I, like everyone else on the planet do not enjoy stepping in, seeing and/or smelling your dog’s left behind corn encrusted gifts. Seriously, you own a dog. For the love of God – act like a responsible owner and curb it. Your mother isn’t following you around and cleaning up your messes any longer. Well, maybe she is since you probably still live at home at the age of 32 while you work on “finding yourself.” Let me help; go to Google and type in “loser.” There, you’ve been found!
If you don’t think it’s your job to pick up after your dog, then how about letting your pooch crap on YOUR yard everyday. I bet this doesn’t last more than a week before you start picking up the fly encrusted maggot nurseries. This is especially true for larger breeds.
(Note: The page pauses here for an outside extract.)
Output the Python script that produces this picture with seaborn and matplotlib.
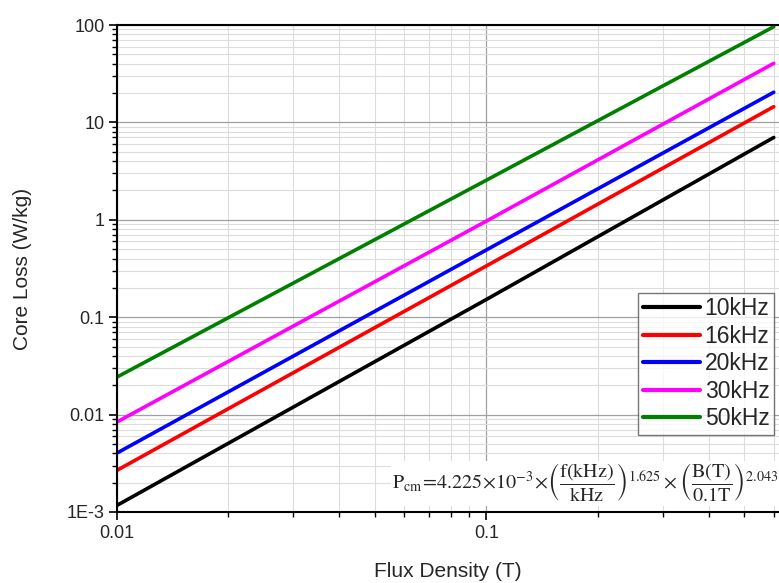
import numpy as np
import pandas as pd
import matplotlib
matplotlib.use("Agg")
import matplotlib.pyplot as plt
import matplotlib.ticker as mticker
import seaborn as sns

# values (log-log straight lines)
flux = [0.01, 0.1, 0.6]
loss_10k = [0.00117, 0.152, 7.0]
loss_16k = [0.00268, 0.336, 14.5]
loss_20k = [0.00403, 0.49, 20.4]
loss_30k = [0.0084, 0.97, 40.4]
loss_50k = [0.0243, 2.55, 96.0]
freqs = ['10kHz', '16kHz', '20kHz', '30kHz', '50kHz']
colors = ['black', 'red', 'blue', 'magenta', 'green']

ytick_vals = [1e-3, 1e-2, 1e-1, 1, 10, 100]
ytick_labels = ['1E-3', '0.01', '0.1', '1', '10', '100']
xtick_vals = [0.01, 0.1]
xtick_labels = ['0.01', '0.1']

rows = []
for name, vals in zip(freqs, [loss_10k, loss_16k, loss_20k, loss_30k, loss_50k]):
    for b, p in zip(flux, vals):
        rows.append({'B': b, 'P': p, 'freq': name})
df = pd.DataFrame(rows)

sns.set_style("white")
plt.rcParams['font.family'] = ['Liberation Sans', 'DejaVu Sans']
plt.rcParams['mathtext.fontset'] = 'stix'

fig = plt.figure(figsize=(7.79, 5.83), dpi=100)
ax = fig.add_axes([117 / 779, 1 - 512 / 583, 1 - 117 / 779, (512 - 25) / 583])

sns.lineplot(data=df, x='B', y='P', hue='freq', palette=colors, linewidth=2.6,
             ax=ax, legend=True)

ax.set_xscale('log')
ax.set_yscale('log')
ax.set_xlim(0.01, 0.62)
ax.set_ylim(1e-3, 100)

ax.set_yticks(ytick_vals)
ax.set_yticklabels(ytick_labels)
ax.set_xticks(xtick_vals)
ax.set_xticklabels(xtick_labels)
ax.xaxis.set_minor_locator(mticker.LogLocator(base=10, subs=np.arange(2, 10)))
ax.yaxis.set_minor_locator(mticker.LogLocator(base=10, subs=np.arange(2, 10)))
ax.xaxis.set_minor_formatter(mticker.NullFormatter())
ax.yaxis.set_minor_formatter(mticker.NullFormatter())

ax.tick_params(which='major', direction='out', length=6, width=1.2, labelsize=13,
               pad=3, color='black', bottom=True, left=True)
ax.tick_params(which='minor', direction='out', length=3.5, width=1.0,
               color='black', bottom=True, left=True)

ax.grid(which='major', color='#a0a0a0', linewidth=0.9)
ax.grid(which='minor', color='#dcdcdc', linewidth=0.8)
ax.set_axisbelow(True)

for side in ['left', 'bottom', 'top']:
    ax.spines[side].set_color('black')
    ax.spines[side].set_linewidth(1.5)
ax.spines['right'].set_visible(False)

ax.set_xlabel('Flux Density (T)', fontsize=15)
ax.set_ylabel('Core Loss (W/kg)', fontsize=15)
ax.xaxis.set_label_coords(0.5, -0.103)
ax.yaxis.set_label_coords(-0.128, 0.5)

leg = ax.legend(loc='lower right', bbox_to_anchor=(0.9925, 0.158), fontsize=16.5,
                frameon=True, fancybox=False, handlelength=2.5, handletextpad=0.2,
                borderpad=0.2, labelspacing=0.2, borderaxespad=0)
leg.get_frame().set_edgecolor('#555555')
leg.get_frame().set_linewidth(1.0)
for line in leg.get_lines():
    line.set_linewidth(3)

formula = (r'$\mathrm{P_{cm}}\!=\!4.225\!\times\!10^{-3}\!\times\!'
           r'\left(\dfrac{\mathrm{f(kHz)}}{\mathrm{kHz}}\right)^{1.625}\times'
           r'\left(\dfrac{\mathrm{B(T)}}{\mathrm{0.1T}}\right)^{2.043}$')
ax.text(0.999, 0.016, formula, transform=ax.transAxes, ha='right', va='bottom',
        fontsize=14.5, bbox=dict(facecolor='white', edgecolor='none', pad=1))

fig.savefig('out.png', dpi=100)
Have you seen some of the small mountains they leave behind? If Sir Hillary were around today, he might actually schedule an expedition to the top of these mammoth piles of dog droppings. Peanuts do make for some excellent handholds!
Small dog owners are not immune from this lack of moral responsibility either. Your little tootsie roll presents are just as unwelcome as the large dog fudge fallings. The small dog chocolate nuggets can be more troublesome since they are so much harder to see. Until, of course, you get home and ask yourself “what the hell is that smell?” One quick look at the bottom of your butt firming walking shoes reveals the horrific truth – dried, brown chunky pudding has now been embedded into the just cleaned carpet.
Look people it’s pretty easy – dog owners need to realize it is their job(s) to pick up the doggy dookies everyday. Owning a dog is a privilege that comes with adult responsibilities. If you can’t handle them that’s fine. You shouldn’t own a dog. Oh, and you should definitely not breed with your current trailer mate and bring additional irresponsible human beings into the already over pooped planet. Clean up aisle 4!